Description

Earnings
are extremely important to a publicly traded company and the creditors
and investors of that company. However, looking at earnings without
regard to the quality of those earnings is hazardous to the health of
creditors and investors.

  1. Why is the determination of earnings quality and persistence important?
  2. Explain recasting of the income statement, and give three examples of items that are recasted.
  3. Explain adjusting of the income statement, and give three examples of items that are recasted.

Just do response each posted # 1 to 3 down below only

Posted 1

Good morning class,

Why is the determination of earnings quality and persistence important?
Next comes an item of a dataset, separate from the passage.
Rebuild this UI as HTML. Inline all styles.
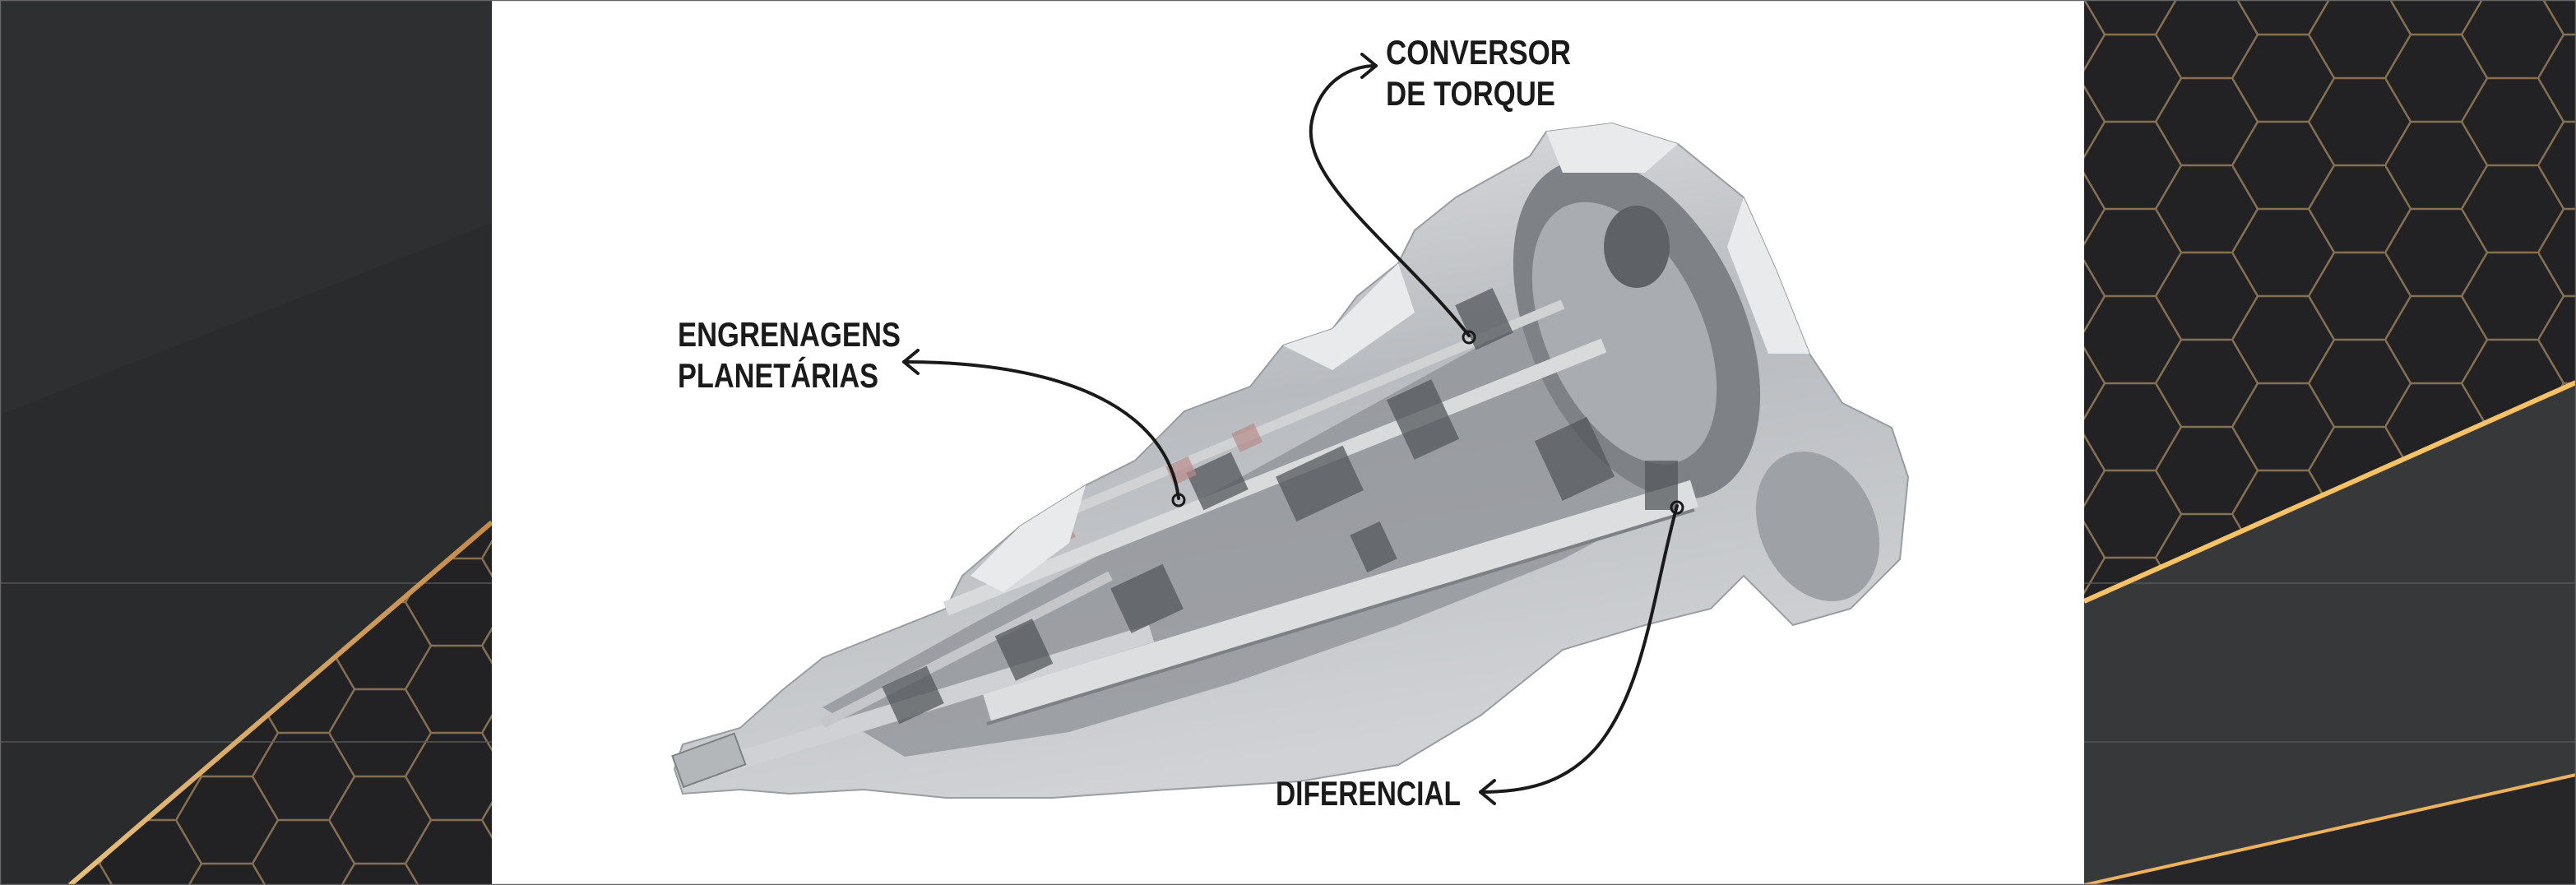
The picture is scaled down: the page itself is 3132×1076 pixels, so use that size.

The reason earnings quality and persistence are important are because
an analyst must determine to what extent a company’s performance is
real or doctored. High quality and persistent earnings bode well for a
company’s performance.

Explain recasting of the income statement, and give three examples of items that are recasted.
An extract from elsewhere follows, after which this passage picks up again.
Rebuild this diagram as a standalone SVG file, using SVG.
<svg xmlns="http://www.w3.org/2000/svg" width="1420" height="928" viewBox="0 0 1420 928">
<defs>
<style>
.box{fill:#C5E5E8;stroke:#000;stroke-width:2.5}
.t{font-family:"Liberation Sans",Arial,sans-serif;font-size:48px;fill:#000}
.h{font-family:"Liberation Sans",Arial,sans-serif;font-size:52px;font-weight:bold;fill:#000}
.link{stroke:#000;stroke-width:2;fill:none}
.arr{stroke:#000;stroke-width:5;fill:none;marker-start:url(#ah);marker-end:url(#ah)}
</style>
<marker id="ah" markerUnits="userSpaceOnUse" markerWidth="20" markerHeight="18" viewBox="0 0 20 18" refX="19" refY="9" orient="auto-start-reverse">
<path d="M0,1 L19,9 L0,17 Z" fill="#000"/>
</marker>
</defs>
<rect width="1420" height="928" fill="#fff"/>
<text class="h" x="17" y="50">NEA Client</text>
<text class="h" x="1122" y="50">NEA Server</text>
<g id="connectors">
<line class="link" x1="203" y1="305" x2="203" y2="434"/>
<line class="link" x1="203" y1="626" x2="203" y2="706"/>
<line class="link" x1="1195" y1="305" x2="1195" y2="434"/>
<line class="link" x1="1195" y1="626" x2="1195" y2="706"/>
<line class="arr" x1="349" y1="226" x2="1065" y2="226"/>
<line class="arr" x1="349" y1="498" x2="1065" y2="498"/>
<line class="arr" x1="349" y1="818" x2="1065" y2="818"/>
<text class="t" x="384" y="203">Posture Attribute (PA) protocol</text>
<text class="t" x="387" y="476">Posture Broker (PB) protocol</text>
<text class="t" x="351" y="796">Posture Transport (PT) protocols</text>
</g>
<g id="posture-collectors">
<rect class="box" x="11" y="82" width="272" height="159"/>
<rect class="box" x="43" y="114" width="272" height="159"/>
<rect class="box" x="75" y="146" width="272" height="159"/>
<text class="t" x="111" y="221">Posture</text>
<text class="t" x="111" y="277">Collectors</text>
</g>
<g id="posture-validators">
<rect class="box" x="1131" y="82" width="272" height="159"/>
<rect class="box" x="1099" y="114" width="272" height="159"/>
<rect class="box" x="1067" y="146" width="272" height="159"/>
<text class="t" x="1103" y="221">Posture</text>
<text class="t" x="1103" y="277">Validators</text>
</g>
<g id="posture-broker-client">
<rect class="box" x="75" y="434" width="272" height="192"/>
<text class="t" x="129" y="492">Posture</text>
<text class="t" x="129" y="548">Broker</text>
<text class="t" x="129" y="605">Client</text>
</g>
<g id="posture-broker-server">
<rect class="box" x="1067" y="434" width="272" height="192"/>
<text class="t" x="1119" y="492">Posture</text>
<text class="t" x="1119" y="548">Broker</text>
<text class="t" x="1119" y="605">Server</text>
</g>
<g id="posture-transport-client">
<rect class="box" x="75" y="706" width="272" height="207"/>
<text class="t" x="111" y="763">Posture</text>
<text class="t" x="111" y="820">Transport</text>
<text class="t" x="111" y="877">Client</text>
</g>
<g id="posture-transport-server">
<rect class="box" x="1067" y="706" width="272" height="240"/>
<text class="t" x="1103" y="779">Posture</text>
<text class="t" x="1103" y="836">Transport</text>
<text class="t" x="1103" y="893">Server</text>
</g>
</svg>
Recasting the income statement is the rearranging income items into
categories that better reflect the reliability and consistency of
earnings, such as earnings from continuing operations, gains and losses,
and non-recurring expenses. This rearrangement gives the analyst a
better understanding of earnings quality.
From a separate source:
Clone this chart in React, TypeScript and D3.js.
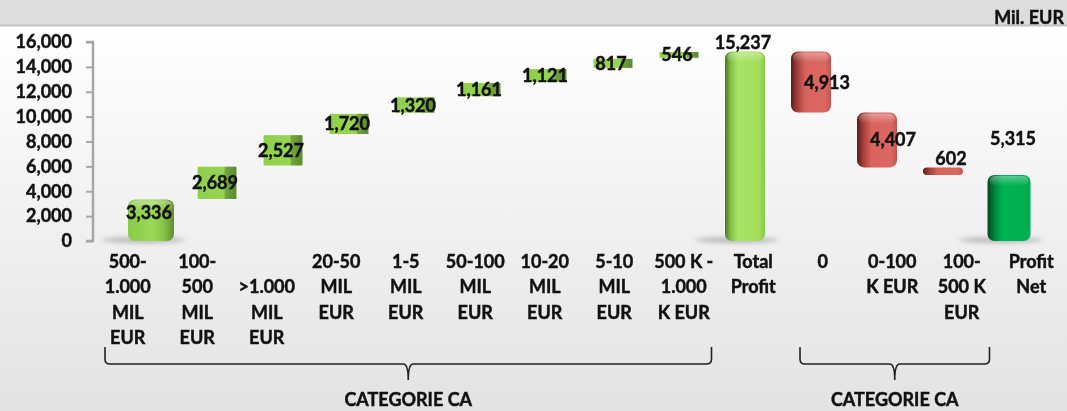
import React, { useEffect, useRef } from "react";
import * as d3 from "d3";

const categories = [
  ["500-", "1.000", "MIL", "EUR"],
  ["100-", "500", "MIL", "EUR"],
  ["", ">1.000", "MIL", "EUR"],
  ["20-50", "MIL", "EUR"],
  ["1-5", "MIL", "EUR"],
  ["50-100", "MIL", "EUR"],
  ["10-20", "MIL", "EUR"],
  ["5-10", "MIL", "EUR"],
  ["500 K -", "1.000", "K EUR"],
  ["Total", "Profit"],
  ["0"],
  ["0-100", "K EUR"],
  ["100-", "500 K", "EUR"],
  ["Profit", "Net"],
];

const deltas = [3336, 2689, 2527, 1720, 1320, 1161, 1121, 817, 546, 15237, -4913, -4407, -602, 5315];
const kinds = ["up", "up", "up", "up", "up", "up", "up", "up", "up", "total", "down", "down", "down", "net"];
const yTicks = [0, 2000, 4000, 6000, 8000, 10000, 12000, 14000, 16000];
const groups = [
  { from: 0, to: 8, label: "CATEGORIE CA" },
  { from: 10, to: 12, label: "CATEGORIE CA" },
];
const unitLabel = "Mil. EUR";

const FONT = "Lato, 'Open Sans', sans-serif";

export default function App() {
  const svgRef = useRef<SVGSVGElement | null>(null);

  useEffect(() => {
    if (!svgRef.current) return;
    const width = 1067;
    const height = 411;

    const svg = d3.select(svgRef.current);
    svg.selectAll("*").remove();
    svg.attr("width", width).attr("height", height);

    // running totals for the waterfall
    let run = 0;
    const bars = deltas.map((v, i) => {
      const kind = kinds[i];
      let start: number, end: number;
      if (kind === "total" || kind === "net") {
        start = 0;
        end = v;
        run = v;
      } else {
        start = run;
        end = run + v;
        run = end;
      }
      return { i, kind, value: Math.abs(v), lo: Math.min(start, end), hi: Math.max(start, end) };
    });

    const idx = categories.map((_, i) => String(i));
    const xLabel = d3.scaleBand().domain(idx).range([93, 1066]);
    const xBar = d3.scaleBand().domain(idx).range([118, 1042]).paddingInner(0.4).paddingOuter(0.2);
    const y = d3.scaleLinear().domain([0, 16000]).range([241, 42]);
    const fmt = d3.format(",");

    // bold text, a touch heavier to match the original rendering
    const boldText = (sel: any) =>
      sel.attr("font-family", FONT).attr("font-weight", 700).attr("font-size", 18)
        .attr("fill", "#111").attr("stroke", "#111").attr("stroke-width", 0.45);

    const defs = svg.append("defs");
    const hGrad = (id: string, stops: [number, string][]) => {
      const g = defs.append("linearGradient").attr("id", id).attr("x1", "0").attr("x2", "1").attr("y1", "0").attr("y2", "0");
      stops.forEach(([o, c]) => g.append("stop").attr("offset", o).attr("stop-color", c));
    };
    hGrad("g-up", [[0, "#8fcf4c"], [0.68, "#97d654"], [0.7, "#76a83e"], [1, "#5a872c"]]);
    hGrad("g-first", [[0, "#8ccb4a"], [0.55, "#9ad858"], [0.78, "#86c246"], [1, "#5f8e30"]]);
    hGrad("g-total", [[0, "#4b7620"], [0.14, "#80bf45"], [0.32, "#a8e362"], [0.85, "#a2de5c"], [1, "#8ac64a"]]);
    hGrad("g-down", [[0, "#5e1a17"], [0.16, "#a4403a"], [0.36, "#d9625c"], [0.85, "#db6862"], [1, "#c4544e"]]);
    hGrad("g-net", [[0, "#00471f"], [0.16, "#00843b"], [0.36, "#00b453"], [1, "#00ad4e"]]);

    const bg = defs.append("linearGradient").attr("id", "g-bg").attr("x1", "0").attr("x2", "0").attr("y1", "0").attr("y2", "1");
    bg.append("stop").attr("offset", 0).attr("stop-color", "#ffffff");
    bg.append("stop").attr("offset", 1).attr("stop-color", "#e3e3e3");

    const hl = defs.append("linearGradient").attr("id", "g-hl").attr("x1", "0").attr("x2", "0").attr("y1", "0").attr("y2", "1");
    hl.append("stop").attr("offset", 0).attr("stop-color", "#ffffff").attr("stop-opacity", 0.35);
    hl.append("stop").attr("offset", 1).attr("stop-color", "#ffffff").attr("stop-opacity", 0);

    defs.append("filter").attr("id", "f-blur").attr("x", "-50%").attr("y", "-200%").attr("width", "200%").attr("height", "500%")
      .append("feGaussianBlur").attr("stdDeviation", 2.5);

    // background + header strip
    svg.append("rect").attr("x", 0).attr("y", 26).attr("width", width).attr("height", height - 26).attr("fill", "url(#g-bg)");
    svg.append("rect").attr("x", 0).attr("y", 0).attr("width", width).attr("height", 25).attr("fill", "#dddddd");
    svg.append("line").attr("x1", 0).attr("x2", width).attr("y1", 25.5).attr("y2", 25.5).attr("stroke", "#c2c2c2").attr("stroke-width", 2);

    svg.append("text")
      .attr("x", 1064).attr("y", 24)
      .attr("text-anchor", "end")
      .call(boldText)
      .text(unitLabel);

    // y axis
    const yAxis = svg.append("g")
      .attr("transform", "translate(93,0)")
      .call(d3.axisLeft(y).tickValues(yTicks).tickFormat((d) => fmt(d as number)).tickSize(7).tickPadding(14));
    yAxis.select(".domain").attr("stroke", "#a6a6a6").attr("stroke-width", 2.5).attr("d", `M-7,${y(16000)}H0V${y(0)}H-7`);
    yAxis.selectAll(".tick line").attr("stroke", "#a6a6a6").attr("stroke-width", 2);
    yAxis.selectAll(".tick text").call(boldText);

    // base shadows for the tall 3D bars
    svg.append("g").selectAll("ellipse")
      .data(bars.filter((b) => b.lo === 0))
      .join("ellipse")
      .attr("cx", (b) => xBar(String(b.i))! + xBar.bandwidth() / 2 - 8)
      .attr("cy", y(0) - 1)
      .attr("rx", xBar.bandwidth() * 1.05)
      .attr("ry", 2.5)
      .attr("fill", "#777")
      .attr("opacity", 0.55)
      .attr("filter", "url(#f-blur)");

    // bars
    const barW = 40;
    const gradFor = (b: any) =>
      b.kind === "up" ? (b.i === 0 ? "url(#g-first)" : "url(#g-up)") :
      b.kind === "total" ? "url(#g-total)" : b.kind === "down" ? "url(#g-down)" : "url(#g-net)";
    const rounded = (b: any) => b.kind !== "up" || b.i === 0;
    const wFor = (b: any) => (b.i === 0 ? 46 : b.kind === "net" ? 43 : barW);

    const barG = svg.append("g").selectAll("g").data(bars).join("g");
    barG.append("rect")
      .attr("x", (b) => xBar(String(b.i))! + xBar.bandwidth() / 2 - wFor(b) / 2)
      .attr("y", (b) => y(b.hi))
      .attr("width", (b) => wFor(b))
      .attr("height", (b) => Math.max(1, y(b.lo) - y(b.hi)))
      .attr("rx", (b) => (rounded(b) ? Math.min(7, (y(b.lo) - y(b.hi)) / 2) : 0))
      .attr("fill", (b) => gradFor(b))
      .attr("stroke", (b) => (rounded(b) ? "none" : "#ffffff"))
      .attr("stroke-width", 1);
    barG.filter((b) => rounded(b) && y(b.lo) - y(b.hi) > 20)
      .append("rect")
      .attr("x", (b) => xBar(String(b.i))! + xBar.bandwidth() / 2 - wFor(b) / 2 + 2)
      .attr("y", (b) => y(b.hi) + 1)
      .attr("width", (b) => wFor(b) - 4)
      .attr("height", 10)
      .attr("rx", 6)
      .attr("fill", "url(#g-hl)");

    // value labels
    svg.append("g").selectAll("text")
      .data(bars)
      .join("text")
      .attr("x", (b) => {
        const c = xBar(String(b.i))! + xBar.bandwidth() / 2;
        if (b.kind === "down") return c + (y(b.lo) - y(b.hi) < 15 ? 8 : 16);
        if (b.kind === "net") return c + 4;
        return c - 2;
      })
      .attr("y", (b) => {
        const top = y(b.hi);
        const h = y(b.lo) - top;
        if (b.kind === "total") return top - 9;
        if (b.kind === "net") return top - 36;
        if (b.kind === "down" && h < 15) return top - 9;
        if (b.i === 0) return top + h / 2 - 8;
        return top + h / 2;
      })
      .attr("dy", "0.36em")
      .attr("text-anchor", "middle")
      .call(boldText)
      .text((b) => fmt(b.value));

    // category labels
    const catG = svg.append("g").selectAll("text")
      .data(categories)
      .join("text")
      .attr("text-anchor", "middle")
      .call(boldText);
    catG.selectAll("tspan")
      .data((d, i) => d.map((line) => ({ line, i })))
      .join("tspan")
      .attr("x", (d) => xLabel(String(d.i))! + xLabel.bandwidth() / 2)
      .attr("y", (_, k) => 268 + k * 25.3)
      .text((d) => d.line);

    // group braces
    const braceTop = 347;
    const braceMid = 364;
    const braceTip = 380;
    groups.forEach((g) => {
      const x1 = xLabel(String(g.from))! + 12;
      const x2 = xLabel(String(g.to))! + xLabel.bandwidth() - 7;
      const xm = (x1 + x2) / 2;
      const r = 5;
      const p = d3.path();
      p.moveTo(x1, braceTop);
      p.lineTo(x1, braceMid - r);
      p.quadraticCurveTo(x1, braceMid, x1 + r, braceMid);
      p.lineTo(xm - r, braceMid);
      p.quadraticCurveTo(xm, braceMid, xm, braceTip);
      p.quadraticCurveTo(xm, braceMid, xm + r, braceMid);
      p.lineTo(x2 - r, braceMid);
      p.quadraticCurveTo(x2, braceMid, x2, braceMid - r);
      p.lineTo(x2, braceTop);
      svg.append("path").attr("d", p.toString()).attr("fill", "none").attr("stroke", "#222").attr("stroke-width", 1.6);
      svg.append("text")
        .attr("x", xm).attr("y", 406)
        .attr("text-anchor", "middle")
        .call(boldText)
        .text(g.label);
    });
  }, []);

  return <svg ref={svgRef} style={{ position: "fixed", left: 0, top: 0, display: "block" }} />;
}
Explain adjusting of the income statement, and give three examples of items that are recasted.

Adjustments to the income statement are used to assign earnings
components to periods that more accurately reflect the business’
economic reality. Examples include contingencies, prepaid expenses, and
changes due to different accounting policies.

Posted 2

Anne Harris posted Mar 6, 2020 10:24 PM

Earnings quality refers to the ability to predict a company’s future earnings using current reported income. Earnings persistence refers to the stability, predictability, variability, and trend in earnings. It is important for companies to analyze earnings quality and persistence in order to produce reliable forecasts of earnings power. Analysis also alerts management and investors to earnings management and income smoothing.

The process of recasting rearranges items on the income statement that are unrelated to ongoing business. Examples of items that are recasted include amounts from insurance claim proceeds and lawsuit settlements, one-time or non-recurring expenses, and one-time gains or losses from the disposition of assets. The process of adjusting assigns earning components on the income statement to periods where they most properly belong. Examples of items that are adjusted include damaged or slow-moving inventory, accrued and prepaid expenses, and bad debts and allowances for receivables.

Posted 3

Earning quality can be described as the amount a business earns with
higher sales and low cost. This money is not shown by using accounting
tools/tricks such as inflation, inventories, or depreciation. It is
important to know a company’s true earnings. Persistence earnings are
the recurring earnings from accounting to accounting period. These
earnings continue to show up in income statement.

Recasting earnings can be find by showing the impact of discontinued
business. For example, a business running multiple departments decided
to close one department because of the low sales. The accounting and
leadership will be able to show the positive numbers from other
department that had higher sales. This gives a better look to the
investors, creditors, and stock holders about company’s financial
health. A business can recast sales revenue, expenses, and
depreciation.

The adjusting process adjusts some components of business to other
years to better reflect the period to which the income or expense
belongs. Once adjustments are made, the analyst and leadership can make
better comparisons between different periods which can help them develop
trends. Three examples of items are that can be adjusted are legal
settlements, effects of accounting method changes, and contingencies.